— START INPUT ROWS —

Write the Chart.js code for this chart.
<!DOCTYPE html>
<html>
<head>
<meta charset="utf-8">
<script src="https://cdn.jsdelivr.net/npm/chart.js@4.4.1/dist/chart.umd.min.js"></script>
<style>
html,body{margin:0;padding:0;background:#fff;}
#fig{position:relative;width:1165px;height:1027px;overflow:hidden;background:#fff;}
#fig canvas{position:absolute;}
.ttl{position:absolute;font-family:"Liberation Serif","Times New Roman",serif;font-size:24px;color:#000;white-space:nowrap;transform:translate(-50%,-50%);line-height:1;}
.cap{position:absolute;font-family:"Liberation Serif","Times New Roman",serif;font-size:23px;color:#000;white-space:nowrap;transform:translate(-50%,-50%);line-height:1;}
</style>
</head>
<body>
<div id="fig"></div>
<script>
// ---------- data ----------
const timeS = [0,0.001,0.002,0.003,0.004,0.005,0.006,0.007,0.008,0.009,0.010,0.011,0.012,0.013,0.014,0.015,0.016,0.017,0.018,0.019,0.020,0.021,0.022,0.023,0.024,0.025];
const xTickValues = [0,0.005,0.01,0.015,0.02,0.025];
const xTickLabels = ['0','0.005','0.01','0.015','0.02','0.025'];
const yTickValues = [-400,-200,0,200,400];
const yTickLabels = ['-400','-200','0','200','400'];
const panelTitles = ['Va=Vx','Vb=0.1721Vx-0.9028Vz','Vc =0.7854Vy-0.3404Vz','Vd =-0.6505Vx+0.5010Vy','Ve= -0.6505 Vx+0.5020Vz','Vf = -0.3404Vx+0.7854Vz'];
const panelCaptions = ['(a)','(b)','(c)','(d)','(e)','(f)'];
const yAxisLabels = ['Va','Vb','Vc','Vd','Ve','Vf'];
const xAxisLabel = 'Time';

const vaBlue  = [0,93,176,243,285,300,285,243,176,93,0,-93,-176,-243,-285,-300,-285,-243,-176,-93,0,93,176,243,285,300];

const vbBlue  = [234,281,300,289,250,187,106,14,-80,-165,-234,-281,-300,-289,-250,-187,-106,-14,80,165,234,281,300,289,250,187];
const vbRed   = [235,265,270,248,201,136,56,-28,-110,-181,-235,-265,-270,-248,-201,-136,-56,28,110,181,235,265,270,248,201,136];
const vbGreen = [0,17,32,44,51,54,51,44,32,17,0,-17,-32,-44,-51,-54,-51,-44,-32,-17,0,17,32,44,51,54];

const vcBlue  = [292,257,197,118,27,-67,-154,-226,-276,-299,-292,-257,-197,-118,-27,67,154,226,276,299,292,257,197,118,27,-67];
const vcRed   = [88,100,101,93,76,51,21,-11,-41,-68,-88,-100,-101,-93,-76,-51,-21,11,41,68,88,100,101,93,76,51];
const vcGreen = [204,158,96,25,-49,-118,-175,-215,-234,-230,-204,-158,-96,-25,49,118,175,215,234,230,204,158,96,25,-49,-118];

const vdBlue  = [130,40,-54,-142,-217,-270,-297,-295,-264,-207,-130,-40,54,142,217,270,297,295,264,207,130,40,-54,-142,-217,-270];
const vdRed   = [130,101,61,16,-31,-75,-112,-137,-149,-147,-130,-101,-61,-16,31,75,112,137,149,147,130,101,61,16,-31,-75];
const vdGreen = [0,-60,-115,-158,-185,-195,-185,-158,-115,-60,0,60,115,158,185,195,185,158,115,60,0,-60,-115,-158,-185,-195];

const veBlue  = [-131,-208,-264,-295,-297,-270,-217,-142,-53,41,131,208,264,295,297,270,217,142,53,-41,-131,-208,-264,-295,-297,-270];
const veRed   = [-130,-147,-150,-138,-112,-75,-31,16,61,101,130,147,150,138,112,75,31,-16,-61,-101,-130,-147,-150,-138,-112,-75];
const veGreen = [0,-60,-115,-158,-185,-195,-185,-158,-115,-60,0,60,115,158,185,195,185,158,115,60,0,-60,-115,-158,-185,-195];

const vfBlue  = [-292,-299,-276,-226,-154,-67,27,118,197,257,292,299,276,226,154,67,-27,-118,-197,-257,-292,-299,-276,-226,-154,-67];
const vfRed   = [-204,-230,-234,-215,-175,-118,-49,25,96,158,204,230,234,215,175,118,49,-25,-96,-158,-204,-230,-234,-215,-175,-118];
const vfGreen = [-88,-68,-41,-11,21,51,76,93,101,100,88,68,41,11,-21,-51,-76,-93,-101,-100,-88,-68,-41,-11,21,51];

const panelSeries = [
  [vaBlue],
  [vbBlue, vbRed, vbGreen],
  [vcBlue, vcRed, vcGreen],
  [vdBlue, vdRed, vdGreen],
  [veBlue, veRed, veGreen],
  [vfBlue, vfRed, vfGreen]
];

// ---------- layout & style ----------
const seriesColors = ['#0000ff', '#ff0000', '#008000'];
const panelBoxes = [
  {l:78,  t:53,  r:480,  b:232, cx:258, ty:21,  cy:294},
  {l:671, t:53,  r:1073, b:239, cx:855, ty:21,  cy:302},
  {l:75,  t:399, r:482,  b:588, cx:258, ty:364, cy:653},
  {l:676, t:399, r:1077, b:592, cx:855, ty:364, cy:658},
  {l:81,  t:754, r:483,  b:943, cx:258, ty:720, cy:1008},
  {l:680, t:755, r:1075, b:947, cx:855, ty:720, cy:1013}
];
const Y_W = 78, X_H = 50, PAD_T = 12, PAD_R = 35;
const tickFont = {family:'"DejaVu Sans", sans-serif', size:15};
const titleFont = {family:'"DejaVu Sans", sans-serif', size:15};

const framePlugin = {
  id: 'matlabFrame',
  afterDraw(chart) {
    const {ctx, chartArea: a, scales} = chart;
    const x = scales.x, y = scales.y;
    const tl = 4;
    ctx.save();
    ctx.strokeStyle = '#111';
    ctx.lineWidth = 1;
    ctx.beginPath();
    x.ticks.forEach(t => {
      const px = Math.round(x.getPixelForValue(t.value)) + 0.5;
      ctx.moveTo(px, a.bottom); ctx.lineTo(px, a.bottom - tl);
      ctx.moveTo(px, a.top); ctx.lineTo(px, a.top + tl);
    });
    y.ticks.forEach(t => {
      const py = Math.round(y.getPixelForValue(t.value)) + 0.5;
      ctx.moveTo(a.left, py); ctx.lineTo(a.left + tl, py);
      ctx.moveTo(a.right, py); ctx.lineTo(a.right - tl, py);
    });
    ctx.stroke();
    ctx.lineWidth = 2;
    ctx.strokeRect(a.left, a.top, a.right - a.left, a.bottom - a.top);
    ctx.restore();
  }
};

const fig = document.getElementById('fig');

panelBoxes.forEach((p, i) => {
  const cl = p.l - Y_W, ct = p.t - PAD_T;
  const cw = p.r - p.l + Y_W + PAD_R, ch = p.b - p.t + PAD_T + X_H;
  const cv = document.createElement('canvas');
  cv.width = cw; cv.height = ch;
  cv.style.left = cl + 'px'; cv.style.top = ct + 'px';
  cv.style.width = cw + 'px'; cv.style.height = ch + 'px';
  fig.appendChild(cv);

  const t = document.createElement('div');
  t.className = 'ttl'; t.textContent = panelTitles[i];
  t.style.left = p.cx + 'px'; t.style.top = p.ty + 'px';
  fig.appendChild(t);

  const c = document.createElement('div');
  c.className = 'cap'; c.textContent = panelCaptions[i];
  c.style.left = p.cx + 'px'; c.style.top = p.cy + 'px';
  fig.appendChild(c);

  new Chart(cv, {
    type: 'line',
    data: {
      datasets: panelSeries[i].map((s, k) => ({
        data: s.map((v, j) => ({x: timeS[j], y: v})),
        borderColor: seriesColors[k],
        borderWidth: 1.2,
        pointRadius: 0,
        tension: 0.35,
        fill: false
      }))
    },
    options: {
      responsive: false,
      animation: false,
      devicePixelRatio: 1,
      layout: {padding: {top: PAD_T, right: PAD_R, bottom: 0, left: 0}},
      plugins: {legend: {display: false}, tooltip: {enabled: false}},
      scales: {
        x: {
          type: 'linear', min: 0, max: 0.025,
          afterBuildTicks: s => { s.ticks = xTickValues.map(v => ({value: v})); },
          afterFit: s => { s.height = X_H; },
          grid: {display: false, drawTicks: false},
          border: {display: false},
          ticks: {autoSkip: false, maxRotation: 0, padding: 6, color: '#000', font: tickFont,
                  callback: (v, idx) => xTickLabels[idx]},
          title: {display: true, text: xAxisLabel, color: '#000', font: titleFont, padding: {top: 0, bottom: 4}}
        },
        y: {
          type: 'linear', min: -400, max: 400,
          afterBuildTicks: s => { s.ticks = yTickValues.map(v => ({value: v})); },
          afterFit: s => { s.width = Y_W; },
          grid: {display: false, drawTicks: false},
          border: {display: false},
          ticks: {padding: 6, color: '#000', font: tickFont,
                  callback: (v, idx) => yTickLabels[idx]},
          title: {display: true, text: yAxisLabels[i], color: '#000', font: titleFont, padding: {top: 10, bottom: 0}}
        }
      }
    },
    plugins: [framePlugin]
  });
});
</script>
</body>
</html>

— END INPUT ROWS —
— START INPUT ROWS —

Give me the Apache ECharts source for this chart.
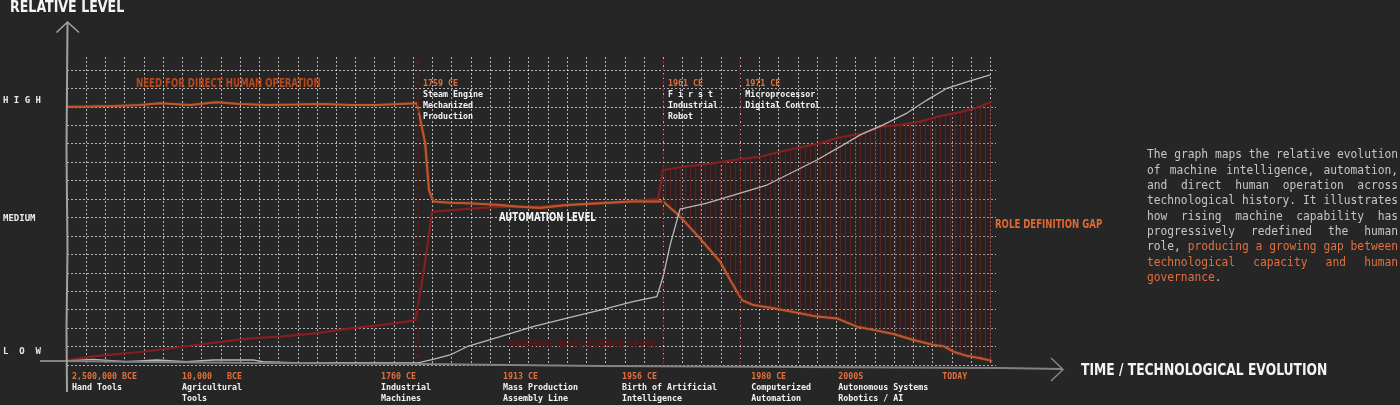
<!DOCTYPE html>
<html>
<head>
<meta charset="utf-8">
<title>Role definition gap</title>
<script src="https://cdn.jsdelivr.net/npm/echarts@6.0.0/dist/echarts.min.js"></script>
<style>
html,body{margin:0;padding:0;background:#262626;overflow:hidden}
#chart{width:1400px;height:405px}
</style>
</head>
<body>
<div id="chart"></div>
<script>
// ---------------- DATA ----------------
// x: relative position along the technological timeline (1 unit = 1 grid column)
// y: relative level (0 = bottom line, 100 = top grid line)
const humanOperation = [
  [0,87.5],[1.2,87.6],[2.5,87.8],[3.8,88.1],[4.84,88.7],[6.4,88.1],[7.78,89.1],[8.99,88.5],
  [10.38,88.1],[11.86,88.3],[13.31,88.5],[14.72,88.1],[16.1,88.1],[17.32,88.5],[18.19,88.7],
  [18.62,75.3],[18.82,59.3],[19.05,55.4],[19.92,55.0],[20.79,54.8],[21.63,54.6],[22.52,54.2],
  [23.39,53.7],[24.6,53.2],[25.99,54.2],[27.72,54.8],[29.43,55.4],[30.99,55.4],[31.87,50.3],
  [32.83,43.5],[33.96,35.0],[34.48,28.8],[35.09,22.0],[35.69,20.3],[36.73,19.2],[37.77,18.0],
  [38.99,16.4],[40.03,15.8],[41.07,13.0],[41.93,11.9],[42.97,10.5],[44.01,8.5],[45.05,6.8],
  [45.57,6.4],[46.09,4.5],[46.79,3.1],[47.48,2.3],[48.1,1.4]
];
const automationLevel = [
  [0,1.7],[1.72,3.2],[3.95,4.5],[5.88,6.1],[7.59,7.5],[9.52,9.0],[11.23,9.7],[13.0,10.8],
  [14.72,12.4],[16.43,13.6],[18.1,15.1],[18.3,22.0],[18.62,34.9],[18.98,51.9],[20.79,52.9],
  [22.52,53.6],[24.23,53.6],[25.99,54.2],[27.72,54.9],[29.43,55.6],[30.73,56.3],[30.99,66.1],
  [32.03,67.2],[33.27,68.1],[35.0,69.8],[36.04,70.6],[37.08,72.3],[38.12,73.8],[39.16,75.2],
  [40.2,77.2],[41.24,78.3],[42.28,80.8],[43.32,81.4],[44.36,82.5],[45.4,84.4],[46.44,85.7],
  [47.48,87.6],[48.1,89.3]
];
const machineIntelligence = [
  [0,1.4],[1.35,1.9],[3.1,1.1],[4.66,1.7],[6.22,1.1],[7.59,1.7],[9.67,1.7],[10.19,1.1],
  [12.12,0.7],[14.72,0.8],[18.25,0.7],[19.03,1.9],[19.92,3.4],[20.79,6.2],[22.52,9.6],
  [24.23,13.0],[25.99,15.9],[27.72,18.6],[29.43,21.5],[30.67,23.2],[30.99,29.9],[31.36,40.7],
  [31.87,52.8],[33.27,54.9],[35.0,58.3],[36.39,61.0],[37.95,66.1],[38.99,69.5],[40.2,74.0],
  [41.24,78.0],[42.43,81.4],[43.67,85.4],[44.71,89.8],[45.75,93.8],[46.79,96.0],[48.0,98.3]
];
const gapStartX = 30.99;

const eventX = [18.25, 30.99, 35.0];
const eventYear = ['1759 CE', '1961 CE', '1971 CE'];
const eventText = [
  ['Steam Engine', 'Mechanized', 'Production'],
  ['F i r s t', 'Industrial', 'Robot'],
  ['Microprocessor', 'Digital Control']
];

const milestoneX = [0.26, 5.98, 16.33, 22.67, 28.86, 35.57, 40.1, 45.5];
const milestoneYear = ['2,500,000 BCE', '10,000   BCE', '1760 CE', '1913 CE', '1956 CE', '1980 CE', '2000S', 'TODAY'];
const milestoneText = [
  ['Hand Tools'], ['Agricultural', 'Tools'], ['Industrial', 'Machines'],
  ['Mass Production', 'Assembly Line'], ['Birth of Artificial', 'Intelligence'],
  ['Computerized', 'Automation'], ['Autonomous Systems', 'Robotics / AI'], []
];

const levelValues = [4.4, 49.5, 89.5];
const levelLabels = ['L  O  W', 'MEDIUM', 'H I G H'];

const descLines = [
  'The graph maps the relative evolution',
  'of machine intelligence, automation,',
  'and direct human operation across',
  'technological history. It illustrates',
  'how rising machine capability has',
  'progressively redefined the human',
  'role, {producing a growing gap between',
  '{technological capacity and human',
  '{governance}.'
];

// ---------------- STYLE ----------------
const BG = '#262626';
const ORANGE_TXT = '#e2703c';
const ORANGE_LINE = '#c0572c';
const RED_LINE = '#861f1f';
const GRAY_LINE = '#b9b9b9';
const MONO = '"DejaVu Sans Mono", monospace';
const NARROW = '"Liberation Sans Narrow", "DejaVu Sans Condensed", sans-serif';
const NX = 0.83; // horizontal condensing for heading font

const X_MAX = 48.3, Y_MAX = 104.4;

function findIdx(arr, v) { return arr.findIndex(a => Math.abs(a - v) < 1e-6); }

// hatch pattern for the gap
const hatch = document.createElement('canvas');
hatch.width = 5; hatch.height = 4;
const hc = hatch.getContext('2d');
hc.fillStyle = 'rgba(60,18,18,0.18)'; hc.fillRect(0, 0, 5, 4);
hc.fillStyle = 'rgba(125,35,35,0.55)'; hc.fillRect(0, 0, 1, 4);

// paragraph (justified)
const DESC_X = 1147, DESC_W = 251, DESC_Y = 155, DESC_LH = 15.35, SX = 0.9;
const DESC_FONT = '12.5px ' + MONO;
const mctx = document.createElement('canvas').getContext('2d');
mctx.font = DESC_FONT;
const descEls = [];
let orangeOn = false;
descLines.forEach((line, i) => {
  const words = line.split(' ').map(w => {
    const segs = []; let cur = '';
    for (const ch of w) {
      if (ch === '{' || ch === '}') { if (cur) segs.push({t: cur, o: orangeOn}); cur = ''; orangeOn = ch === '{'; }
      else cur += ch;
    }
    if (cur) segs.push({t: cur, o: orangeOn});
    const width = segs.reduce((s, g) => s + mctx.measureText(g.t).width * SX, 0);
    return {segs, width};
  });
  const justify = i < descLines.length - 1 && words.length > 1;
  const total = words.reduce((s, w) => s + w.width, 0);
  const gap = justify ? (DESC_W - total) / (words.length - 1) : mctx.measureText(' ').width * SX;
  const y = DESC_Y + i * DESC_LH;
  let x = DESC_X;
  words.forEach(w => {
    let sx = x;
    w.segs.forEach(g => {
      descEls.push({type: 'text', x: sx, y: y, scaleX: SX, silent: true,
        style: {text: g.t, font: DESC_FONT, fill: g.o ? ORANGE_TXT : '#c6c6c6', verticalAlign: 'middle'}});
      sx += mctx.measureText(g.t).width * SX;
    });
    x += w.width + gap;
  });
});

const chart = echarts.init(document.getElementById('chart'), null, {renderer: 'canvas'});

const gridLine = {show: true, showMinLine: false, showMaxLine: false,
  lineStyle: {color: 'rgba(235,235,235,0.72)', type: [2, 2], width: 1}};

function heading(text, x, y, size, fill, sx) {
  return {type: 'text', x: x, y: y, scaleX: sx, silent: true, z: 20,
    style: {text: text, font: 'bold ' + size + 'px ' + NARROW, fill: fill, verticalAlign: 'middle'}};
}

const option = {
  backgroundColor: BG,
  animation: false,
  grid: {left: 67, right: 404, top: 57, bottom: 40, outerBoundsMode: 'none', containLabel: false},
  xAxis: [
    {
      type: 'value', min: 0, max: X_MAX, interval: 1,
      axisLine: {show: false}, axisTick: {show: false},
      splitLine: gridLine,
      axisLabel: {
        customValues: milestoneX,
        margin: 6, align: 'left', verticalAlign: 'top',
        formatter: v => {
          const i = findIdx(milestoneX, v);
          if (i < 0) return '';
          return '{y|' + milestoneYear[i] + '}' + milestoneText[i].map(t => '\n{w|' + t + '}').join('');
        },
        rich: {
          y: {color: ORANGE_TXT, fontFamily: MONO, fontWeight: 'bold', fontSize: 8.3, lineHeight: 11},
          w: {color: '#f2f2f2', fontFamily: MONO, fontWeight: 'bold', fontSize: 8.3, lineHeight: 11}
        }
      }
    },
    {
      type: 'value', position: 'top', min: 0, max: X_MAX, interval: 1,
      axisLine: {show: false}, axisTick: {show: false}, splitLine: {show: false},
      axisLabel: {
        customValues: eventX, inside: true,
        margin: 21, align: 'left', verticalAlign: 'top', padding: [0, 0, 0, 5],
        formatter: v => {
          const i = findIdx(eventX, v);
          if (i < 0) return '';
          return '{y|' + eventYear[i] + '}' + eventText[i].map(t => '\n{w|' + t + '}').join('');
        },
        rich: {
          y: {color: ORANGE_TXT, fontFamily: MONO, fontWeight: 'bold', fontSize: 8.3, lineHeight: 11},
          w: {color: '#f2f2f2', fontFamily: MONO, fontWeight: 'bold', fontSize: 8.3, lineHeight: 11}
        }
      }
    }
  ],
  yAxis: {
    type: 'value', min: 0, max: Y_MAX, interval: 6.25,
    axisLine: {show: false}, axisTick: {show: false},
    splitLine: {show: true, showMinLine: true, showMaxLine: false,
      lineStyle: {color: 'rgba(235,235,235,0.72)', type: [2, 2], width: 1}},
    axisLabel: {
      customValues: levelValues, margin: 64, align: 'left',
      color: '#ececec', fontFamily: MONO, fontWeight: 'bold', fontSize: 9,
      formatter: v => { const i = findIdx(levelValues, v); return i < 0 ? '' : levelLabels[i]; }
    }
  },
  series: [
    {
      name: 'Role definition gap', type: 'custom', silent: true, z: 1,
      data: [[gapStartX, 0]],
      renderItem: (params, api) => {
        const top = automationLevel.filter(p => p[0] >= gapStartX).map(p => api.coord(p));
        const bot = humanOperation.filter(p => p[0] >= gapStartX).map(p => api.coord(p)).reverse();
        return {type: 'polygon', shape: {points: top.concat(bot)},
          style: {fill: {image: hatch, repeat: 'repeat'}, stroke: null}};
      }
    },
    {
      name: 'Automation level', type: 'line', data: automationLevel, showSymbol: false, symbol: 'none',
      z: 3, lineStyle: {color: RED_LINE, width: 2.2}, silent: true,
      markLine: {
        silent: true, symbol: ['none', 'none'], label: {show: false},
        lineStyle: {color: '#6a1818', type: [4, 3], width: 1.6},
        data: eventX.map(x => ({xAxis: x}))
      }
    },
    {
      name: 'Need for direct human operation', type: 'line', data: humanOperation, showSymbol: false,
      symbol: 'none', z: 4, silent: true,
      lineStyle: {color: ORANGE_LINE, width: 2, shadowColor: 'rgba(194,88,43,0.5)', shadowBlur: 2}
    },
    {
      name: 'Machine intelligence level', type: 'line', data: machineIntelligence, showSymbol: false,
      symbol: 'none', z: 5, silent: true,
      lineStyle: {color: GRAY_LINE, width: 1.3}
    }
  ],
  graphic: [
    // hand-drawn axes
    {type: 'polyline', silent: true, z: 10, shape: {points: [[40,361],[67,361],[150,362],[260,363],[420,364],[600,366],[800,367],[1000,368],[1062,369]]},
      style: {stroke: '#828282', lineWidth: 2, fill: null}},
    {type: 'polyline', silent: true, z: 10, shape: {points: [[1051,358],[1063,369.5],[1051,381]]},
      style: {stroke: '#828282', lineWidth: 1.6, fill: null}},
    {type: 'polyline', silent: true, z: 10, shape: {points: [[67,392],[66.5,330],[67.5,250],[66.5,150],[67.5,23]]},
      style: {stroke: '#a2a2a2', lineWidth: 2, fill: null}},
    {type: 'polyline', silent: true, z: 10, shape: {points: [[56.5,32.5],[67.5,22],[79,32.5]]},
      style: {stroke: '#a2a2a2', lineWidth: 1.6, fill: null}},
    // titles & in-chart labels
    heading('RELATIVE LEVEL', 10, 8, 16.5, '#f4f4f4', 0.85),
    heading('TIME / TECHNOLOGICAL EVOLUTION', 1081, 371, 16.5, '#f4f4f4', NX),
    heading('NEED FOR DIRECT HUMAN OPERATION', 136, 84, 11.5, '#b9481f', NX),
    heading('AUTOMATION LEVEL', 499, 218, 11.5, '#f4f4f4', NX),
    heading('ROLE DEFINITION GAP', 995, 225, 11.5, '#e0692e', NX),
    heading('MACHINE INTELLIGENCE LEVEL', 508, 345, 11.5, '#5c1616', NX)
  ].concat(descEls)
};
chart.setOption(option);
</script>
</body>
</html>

— END INPUT ROWS —

* **PROBLEM TO WORK ON**
Show all lines from the data above in which the word "this" appears.

* **TASK OUTPUT**
Write the Chart.js code for this chart.
Give me the Apache ECharts source for this chart.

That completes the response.